Of course, there will be times when your business use case calls for premium performance.
A credit card fraud data product with high latency is just a waste of time. A customer-facing app that gives users the spinning wheel of death will be unacceptable, likely requiring you to deploy a high-performing query engine. However in most cases, your data warehouse or managed data lakehouse will scale just fine. Double check any requirements that say otherwise.
- While ease of use and performance are interrelated variables that must be balanced, most data leaders will want to have a bias towards ease of use due to relatively hidden maintenance and culture costs.
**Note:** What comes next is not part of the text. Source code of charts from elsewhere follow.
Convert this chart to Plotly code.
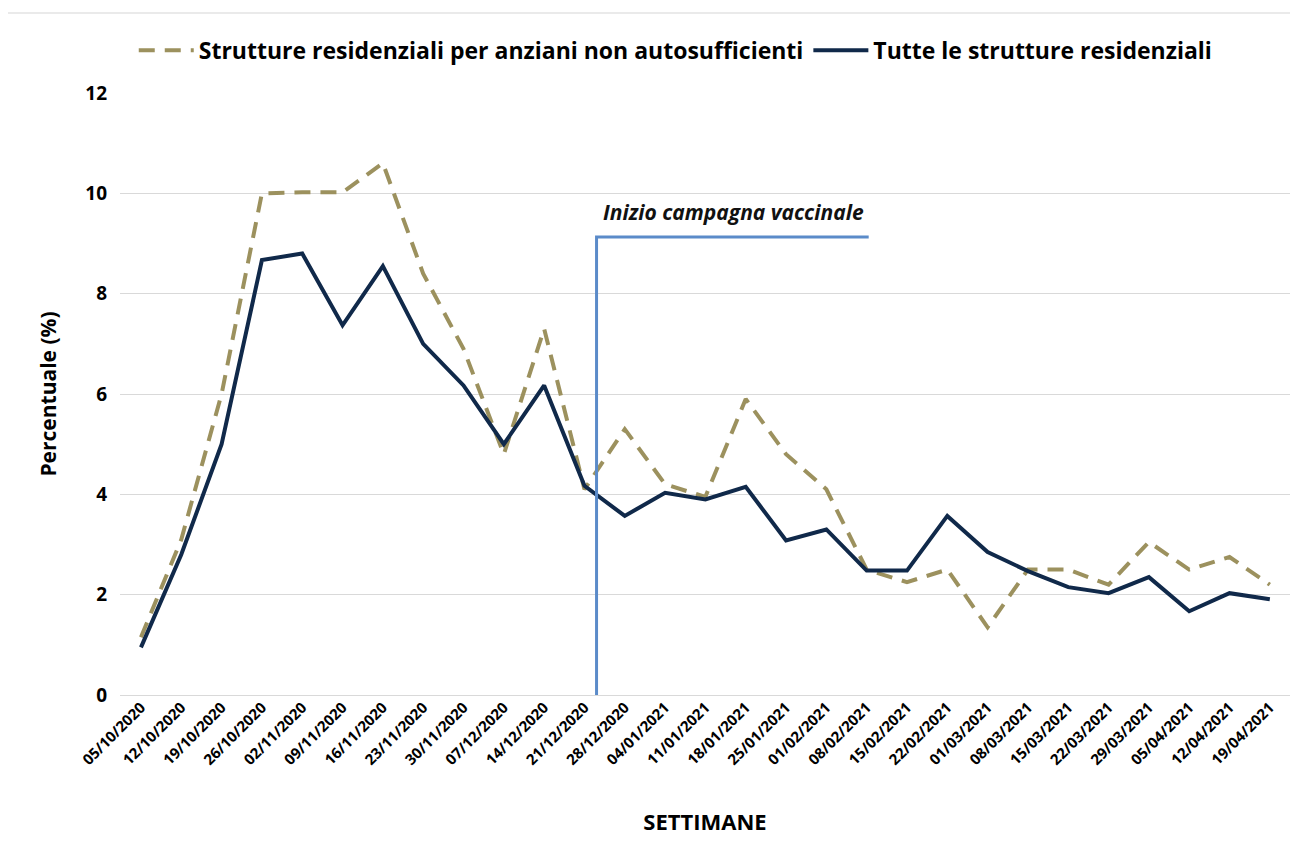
import plotly.graph_objects as go

# Settimane (categorie asse x)
settimane = ['05/10/2020', '12/10/2020', '19/10/2020', '26/10/2020', '02/11/2020', '09/11/2020',
             '16/11/2020', '23/11/2020', '30/11/2020', '07/12/2020', '14/12/2020', '21/12/2020',
             '28/12/2020', '04/01/2021', '11/01/2021', '18/01/2021', '25/01/2021', '01/02/2021',
             '08/02/2021', '15/02/2021', '22/02/2021', '01/03/2021', '08/03/2021', '15/03/2021',
             '22/03/2021', '29/03/2021', '05/04/2021', '12/04/2021', '19/04/2021']

# Percentuali
anziani = [1.15, 3.1, 6.0, 10.0, 10.02, 10.02, 10.6, 8.4, 6.9, 4.8, 7.3, 4.1, 5.3, 4.2, 3.95,
           5.9, 4.8, 4.1, 2.5, 2.25, 2.5, 1.35, 2.5, 2.5, 2.2, 3.05, 2.5, 2.75, 2.2]
tutte = [0.95, 2.8, 5.0, 8.67, 8.8, 7.37, 8.55, 7.0, 6.17, 5.0, 6.17, 4.17, 3.57, 4.03, 3.9,
         4.15, 3.08, 3.3, 2.48, 2.48, 3.57, 2.85, 2.47, 2.15, 2.03, 2.35, 1.67, 2.03, 1.91]

# Inizio campagna vaccinale (posizione in indice di categoria)
vacc_x0 = 11.3
vacc_x1 = 18.05
vacc_y = 9.13

font_fam = 'Open Sans, sans-serif'

fig = go.Figure()
fig.add_trace(go.Scatter(x=settimane, y=anziani, mode='lines',
                         name='Strutture residenziali per anziani non autosufficienti',
                         line=dict(color='#9C915E', width=4, dash='16px,10px')))
fig.add_trace(go.Scatter(x=settimane, y=tutte, mode='lines',
                         name='Tutte le strutture residenziali',
                         line=dict(color='#10294A', width=4)))

# Linea inizio campagna
fig.add_shape(type='path', xref='x', yref='y',
              path=f'M {vacc_x0} 0 L {vacc_x0} {vacc_y} L {vacc_x1} {vacc_y}',
              line=dict(color='#5B8BC9', width=3))
fig.add_annotation(text='<i>Inizio campagna vaccinale</i>', x=vacc_x0 + 0.1, y=9.62,
                   xref='x', yref='y', xanchor='left', yanchor='middle', showarrow=False,
                   font=dict(family=font_fam, size=21, color='#111111', weight='bold'))

# Bordo esterno
fig.add_shape(type='rect', xref='paper', yref='paper', x0=-0.099, x1=1.006, y0=-0.4, y1=1.133,
              line=dict(color='#E3E3E3', width=1.5), layer='below')

# la pagina ha un margine di 8px, quindi si riduce la figura
fig.update_layout(
    width=1290, height=848,
    margin=dict(l=112, r=8, t=85, b=161),
    plot_bgcolor='white', paper_bgcolor='white',
    font=dict(family=font_fam, color='black'),
    legend=dict(orientation='h', x=0.475, y=1.071, xanchor='center', yanchor='middle',
                font=dict(size=23, weight='bold'), itemwidth=55, traceorder='normal'),
    xaxis=dict(type='category', range=[-0.52, 28.5], tickangle=-45, showgrid=False,
               tickfont=dict(size=15, weight='bold'), showline=False, ticks='',
               title=dict(text='SETTIMANE', font=dict(size=22, weight='bold'), standoff=46)),
    yaxis=dict(range=[0, 12], dtick=2, gridcolor='#D9D9D9', gridwidth=1, zeroline=True,
               zerolinecolor='#D9D9D9', zerolinewidth=1, ticks='', ticklabelstandoff=12,
               tickfont=dict(size=19, weight='bold'),
               title=dict(text='Percentuale (%)', font=dict(size=21, weight='bold'), standoff=22)),
)

fig.write_html('out.html')
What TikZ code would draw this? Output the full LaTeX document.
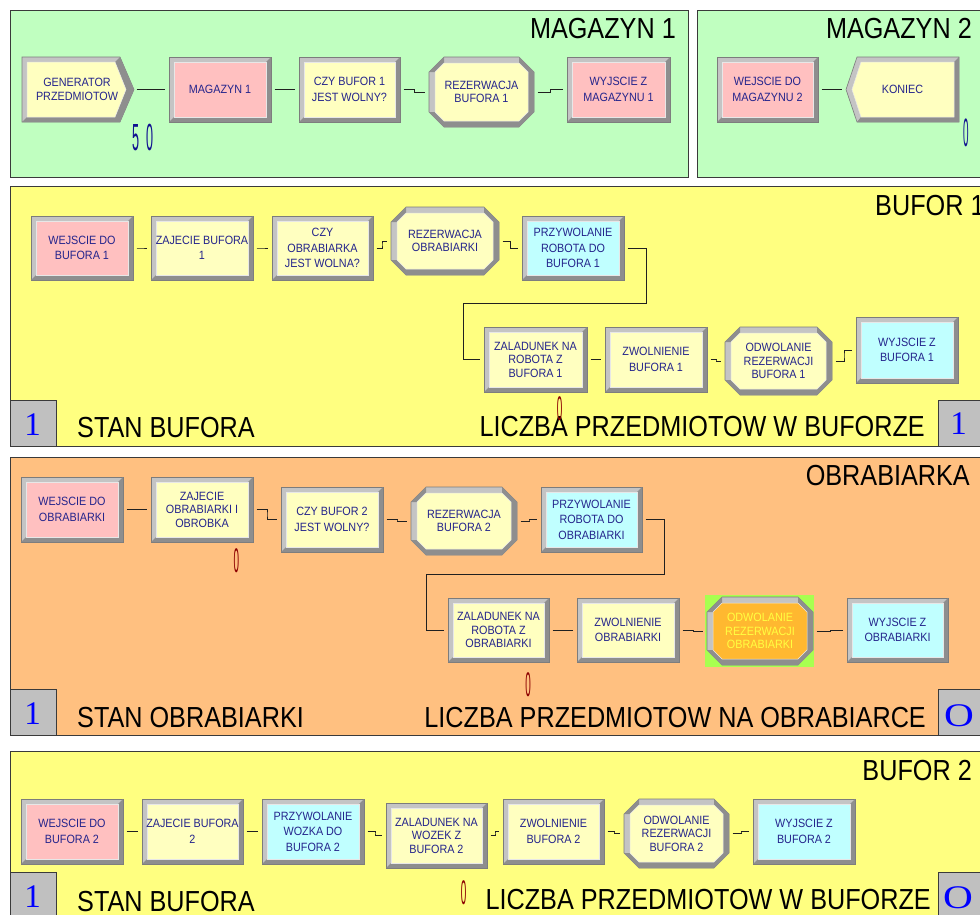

Your competitive advantage is more frequently found in enriching and applying first-party data rather than maintaining complex infrastructure.
I know it’s fashionable to bash the modern data stack (and you might not need it to get shit done), but for all its faults, it will be the best choice for the majority of data teams. It’s an ideal blend of quick value generation and future proofing a long-term investment.
Many of the emerging technologies have significant value albeit with more narrow use cases. It will be exciting to see how they evolve and shape the practice of data engineering.
However, while compute and storage need to operate and scale separately, having those services and corresponding metadata within the same platform is just too powerful with too many advantages to ignore.